Fuel Processors are chemical reaction systems that use fuel reformers to convert hydrocarbons into hydrogen-rich synthesis gases (syngas). While syngas can be used in a variety of applications Aspen Products Group, Inc. (APG) is developing fuel processors to generate hydrogen-rich synthesis gases usable in fuel cells. APG has developed fuel processors sized to power fuel cells rated from 2 to 5 kWe. The processors shown below convert military logistic fuels (Jet A, JP 5, JP 8, and diesel) into gases usable in solid oxide fuel cells. They are advanced thermally integrated reactors that employ desulfurization technologies to remove sulfur from liquid logistic fuels or from the gaseous product gas.

Development of effective fuel processors for military fuels presents materials, process, and hardware design challenges. Catalysts need to be highly active, sulfur tolerant, durable, and capable of reacting aromatic and other heavy hydrocarbons. Reactors need to provide good fuel vaporization and mixture with air or other vapors and gases, operate at low pressure drop, prevent non-selective reactions (coking), have good thermal conductivity and be durable and chemically compatible. Fuel processor system designs for military use are configured to be compact and light weight and operate without the need to carry additional water. Often overall efficiency is sacrificed to achieve low weight and volume. Stationary fuel cells are usually designed for high efficiency resulting in much heavier (and costlier) systems.
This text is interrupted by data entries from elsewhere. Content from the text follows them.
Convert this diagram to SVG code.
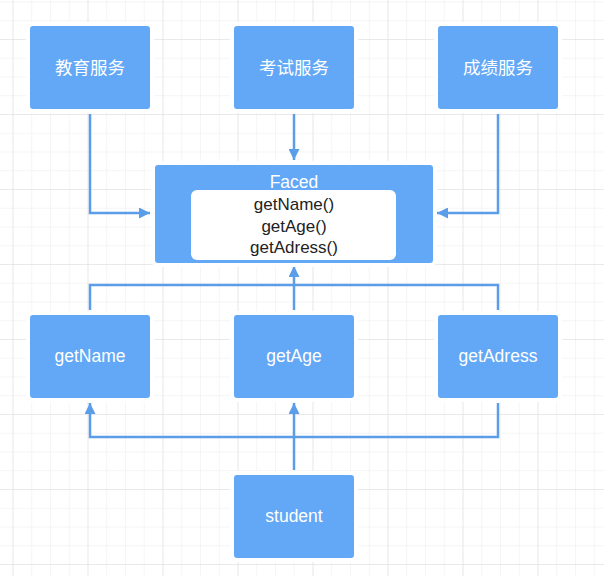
<svg xmlns="http://www.w3.org/2000/svg" width="604" height="576" viewBox="0 0 604 576">
<defs>
<pattern id="minor" x="12.5" y="1.5" width="18.75" height="18.75" patternUnits="userSpaceOnUse">
<path d="M0 0V18.75M0 0H18.75" fill="none" stroke="#ececec" stroke-width="1"/>
</pattern>
<pattern id="major" x="12.5" y="39" width="75" height="75" patternUnits="userSpaceOnUse">
<path d="M0 0V75M0 0H75" fill="none" stroke="#dedede" stroke-width="1"/>
</pattern>
<marker id="arr" viewBox="0 0 10 10" refX="10" refY="5" markerWidth="16" markerHeight="11" markerUnits="userSpaceOnUse" orient="auto">
<path d="M0 0L10 5L0 10Z" fill="#5b9de8"/>
</marker>
</defs>
<style>
.box{fill:#62a8f6;stroke:#ffffff;stroke-width:8;paint-order:stroke;}
.lbl{font-family:"Liberation Sans","Noto Sans CJK SC",Arial,sans-serif;font-size:17.5px;fill:#ffffff;text-anchor:middle;}
.mth{font-family:"Liberation Sans",Arial,sans-serif;font-size:17px;fill:#222222;text-anchor:middle;}
.conn{fill:none;stroke:#5b9de8;stroke-width:2.5;}
</style>
<rect width="604" height="576" fill="#ffffff"/>
<rect width="604" height="576" fill="url(#minor)"/>
<rect width="604" height="576" fill="url(#major)"/>

<g id="connectors">
<path class="conn" d="M90 114V213H150" marker-end="url(#arr)"/>
<path class="conn" d="M294 114V160" marker-end="url(#arr)"/>
<path class="conn" d="M498 114V213H437" marker-end="url(#arr)"/>
<path class="conn" d="M90 310V285H498V310"/>
<path class="conn" d="M294 310V266" marker-end="url(#arr)"/>
<path class="conn" d="M294 470V403" marker-end="url(#arr)"/>
<path class="conn" d="M498 403V437H90V403" marker-end="url(#arr)"/>
</g>

<g id="edu">
<rect class="box" x="30" y="26" width="120" height="83" rx="3"/>
<text class="lbl" x="90" y="74">教育服务</text>
</g>
<g id="exam">
<rect class="box" x="234" y="26" width="120" height="83" rx="3"/>
<text class="lbl" x="294" y="74">考试服务</text>
</g>
<g id="score">
<rect class="box" x="438" y="26" width="120" height="83" rx="3"/>
<text class="lbl" x="498" y="74">成绩服务</text>
</g>

<g id="faced">
<rect class="box" x="155" y="165" width="278" height="98" rx="3"/>
<text class="lbl" x="294" y="188">Faced</text>
<rect x="191" y="190" width="205" height="70" rx="6" fill="#ffffff"/>
<text class="mth" x="294" y="210">getName()</text>
<text class="mth" x="294" y="232">getAge()</text>
<text class="mth" x="294" y="253">getAdress()</text>
</g>

<g id="getName">
<rect class="box" x="30" y="315" width="120" height="83" rx="3"/>
<text class="lbl" x="90" y="362">getName</text>
</g>
<g id="getAge">
<rect class="box" x="234" y="315" width="120" height="83" rx="3"/>
<text class="lbl" x="294" y="362">getAge</text>
</g>
<g id="getAdress">
<rect class="box" x="438" y="315" width="120" height="83" rx="3"/>
<text class="lbl" x="498" y="362">getAdress</text>
</g>
<g id="student">
<rect class="box" x="234" y="475" width="120" height="83" rx="3"/>
<text class="lbl" x="294" y="522">student</text>
</g>
</svg>
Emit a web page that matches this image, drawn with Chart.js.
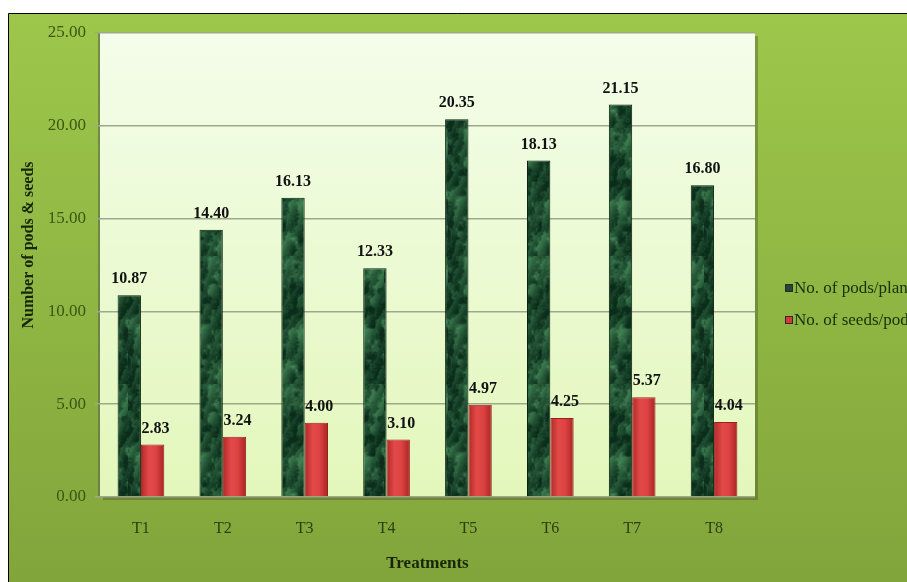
<!DOCTYPE html>
<html>
<head>
<meta charset="utf-8">
<script src="https://cdn.jsdelivr.net/npm/chart.js@4.4.1/dist/chart.umd.min.js"></script>
<style>
  html, body { margin: 0; padding: 0; background: #fff; }
  #wrap { width: 907px; height: 582px; }
</style>
</head>
<body>
<div id="wrap"><canvas id="grafico" width="907" height="582"></canvas></div>
<script>
// datos
const tratamientos = ['T1', 'T2', 'T3', 'T4', 'T5', 'T6', 'T7', 'T8']
const vainasPorPlanta = [10.87, 14.40, 16.13, 12.33, 20.35, 18.13, 21.15, 16.80]
const semillasPorVaina = [2.83, 3.24, 4.00, 3.10, 4.97, 4.25, 5.37, 4.04]
const nombresSeries = ['No. of pods/plant', 'No. of seeds/pod']
const ticksY = [0, 5, 10, 15, 20, 25]
const tituloY = 'Number of pods & seeds'
const tituloX = 'Treatments'

const fuente = 'Liberation Serif, Times New Roman, serif'
const catPct = 0.57

// ruido suave (hash fijo) para la textura de marmol
function hash(x, y) {
    let h = Math.sin(x * 127.1 + y * 311.7) * 43758.5453
    return h - Math.floor(h)
}
function ruido(x, y) {
    let xi = Math.floor(x), yi = Math.floor(y)
    let xf = x - xi, yf = y - yi
    let u = xf * xf * (3 - 2 * xf), v = yf * yf * (3 - 2 * yf)
    let a = hash(xi, yi), b = hash(xi + 1, yi), c = hash(xi, yi + 1), d = hash(xi + 1, yi + 1)
    return a + (b - a) * u + (c - a) * v + (a - b - c + d) * u * v
}

function crearMarmol() {
    let c = document.createElement('canvas')
    c.width = 64
    c.height = 128
    let g = c.getContext('2d')
    let img = g.createImageData(c.width, c.height)
    for (let y = 0; y < c.height; y++) {
        for (let x = 0; x < c.width; x++) {
            let n = ruido(x / 9, y / 11) * 0.55 + ruido(x / 4, y / 5) * 0.3 + ruido(x / 2, y / 2) * 0.15
            let vena = Math.abs(Math.sin((x * 0.25 + y * 0.12 + n * 6)))
            let t = Math.min(1, Math.max(0, (n - 0.35) * 1.8))
            t = t * 0.75 + (1 - vena) * 0.25
            let k = (y * c.width + x) * 4
            img.data[k] = 10 + t * 62
            img.data[k + 1] = 44 + t * 98
            img.data[k + 2] = 26 + t * 66
            img.data[k + 3] = 255
        }
    }
    g.putImageData(img, 0, 0)
    return g.createPattern(c, 'repeat')
}

let ctxGraf = document.getElementById('grafico').getContext('2d')
let marmol = crearMarmol()

function rellenoRojo(ctx) {
    let chart = ctx.chart
    let esc = chart.scales.x
    if (!esc || !chart.chartArea) return '#d63a3a'
    let ancho = esc.width / tratamientos.length
    let bw = ancho * catPct / 2
    let cx = esc.getPixelForValue(ctx.dataIndex) + bw / 2
    let grad = chart.ctx.createLinearGradient(cx - bw / 2, 0, cx + bw / 2, 0)
    grad.addColorStop(0, '#b02828')
    grad.addColorStop(0.35, '#e24a48')
    grad.addColorStop(0.65, '#dc4242')
    grad.addColorStop(1, '#a82424')
    return grad
}

const fondos = {
    id: 'fondos',
    beforeDraw(chart) {
        let c = chart.ctx
        let a = chart.chartArea
        c.save()
        c.fillStyle = '#ffffff'
        c.fillRect(0, 0, chart.width, chart.height)
        let g = c.createLinearGradient(0, 13, 0, chart.height)
        g.addColorStop(0, '#9dc74b')
        g.addColorStop(1, '#82a53b')
        c.fillStyle = g
        c.fillRect(8, 13, chart.width - 8, chart.height - 13)
        c.strokeStyle = '#000'
        c.lineWidth = 1
        c.beginPath()
        c.moveTo(8.5, chart.height)
        c.lineTo(8.5, 13.5)
        c.lineTo(chart.width, 13.5)
        c.stroke()
        // sombra del area de trazado
        c.fillStyle = 'rgba(60,70,40,0.35)'
        c.fillRect(a.left + 3, a.top + 3, a.width, a.height)
        c.fillStyle = 'rgba(90,100,70,0.6)'
        c.fillRect(a.left - 2, a.top, 2, a.height)
        let p = c.createLinearGradient(0, a.top, 0, a.bottom)
        p.addColorStop(0, '#f4fdea')
        p.addColorStop(1, '#e3f7bb')
        c.fillStyle = p
        c.fillRect(a.left, a.top, a.width, a.height)
        // titulo del eje y
        c.translate(29, 245)
        c.rotate(-Math.PI / 2)
        c.font = 'bold 16px ' + fuente
        c.fillStyle = '#17250a'
        c.textAlign = 'center'
        c.textBaseline = 'middle'
        c.fillText(tituloY, 0, 0)
        c.restore()
    }
}

const etiquetas = {
    id: 'etiquetas',
    afterDatasetsDraw(chart) {
        let c = chart.ctx
        c.save()
        c.font = 'bold 16px ' + fuente
        c.fillStyle = '#111'
        c.textAlign = 'center'
        c.textBaseline = 'bottom'
        chart.data.datasets.forEach((ds, i) => {
            chart.getDatasetMeta(i).data.forEach((bar, j) => {
                let dx = i === 1 ? 3 : 0
                c.fillText(ds.data[j].toFixed(2), bar.x + dx, bar.y - 8)
            })
        })
        // leyenda
        let colores = ['#1d4a32', '#d63a3a']
        let ys = [288, 320]
        c.font = '17px ' + fuente
        c.textAlign = 'left'
        c.textBaseline = 'middle'
        nombresSeries.forEach((n, i) => {
            c.fillStyle = '#2a2a2a'
            c.fillRect(785, ys[i] - 4, 8, 8)
            c.fillStyle = colores[i]
            c.fillRect(786, ys[i] - 3, 6, 6)
            c.fillStyle = '#17310a'
            c.fillText(n, 794, ys[i] + 1)
        })
        c.restore()
    }
}

let grafico = new Chart(ctxGraf, {
    type: 'bar',
    data: {
        labels: tratamientos,
        datasets: [
            {
                label: nombresSeries[0],
                data: vainasPorPlanta,
                backgroundColor: marmol,
                borderColor: '#08220f',
                borderWidth: 1,
                categoryPercentage: catPct,
                barPercentage: 1,
            },
            {
                label: nombresSeries[1],
                data: semillasPorVaina,
                backgroundColor: rellenoRojo,
                borderColor: '#9a2020',
                borderWidth: 1,
                categoryPercentage: catPct,
                barPercentage: 1,
            }
        ]
    },
    options: {
        responsive: false,
        animation: false,
        layout: {
            padding: { left: 8, top: 33, right: 152, bottom: 8 }
        },
        plugins: {
            legend: { display: false },
            tooltip: { enabled: false },
        },
        scales: {
            x: {
                grid: { display: false },
                border: { display: false },
                ticks: {
                    color: '#2f3d14',
                    font: { family: fuente, size: 16 },
                    padding: 14,
                },
                title: {
                    display: true,
                    text: tituloX,
                    color: '#17250a',
                    font: { family: fuente, size: 17, weight: 'bold' },
                    padding: 0,
                },
                afterFit: (s) => { s.height = 77 },
            },
            y: {
                min: 0,
                max: 25,
                afterBuildTicks: (s) => { s.ticks = ticksY.map(v => ({ value: v })) },
                grid: {
                    color: '#9ea88a',
                    lineWidth: 1.5,
                    tickLength: 5,
                },
                border: { display: false },
                ticks: {
                    color: '#3b5612',
                    font: { family: fuente, size: 17 },
                    padding: 9,
                    callback: (v) => Number(v).toFixed(2),
                },
                afterFit: (s) => { s.width = 92 },
            }
        }
    },
    plugins: [fondos, etiquetas]
})
</script>
</body>
</html>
Within the scope of military missions, fuel processor designs can be optimized to further minimize weight and volume. The figure shows two approaches to meet mission needs. A fuel processor that removes sulfur after the reformer is more attractive for short or low power missions, while removal of sulfur from liquids before the processor is preferred when mission energy requirements are higher. The APG systems shown were designed to meet these challenges.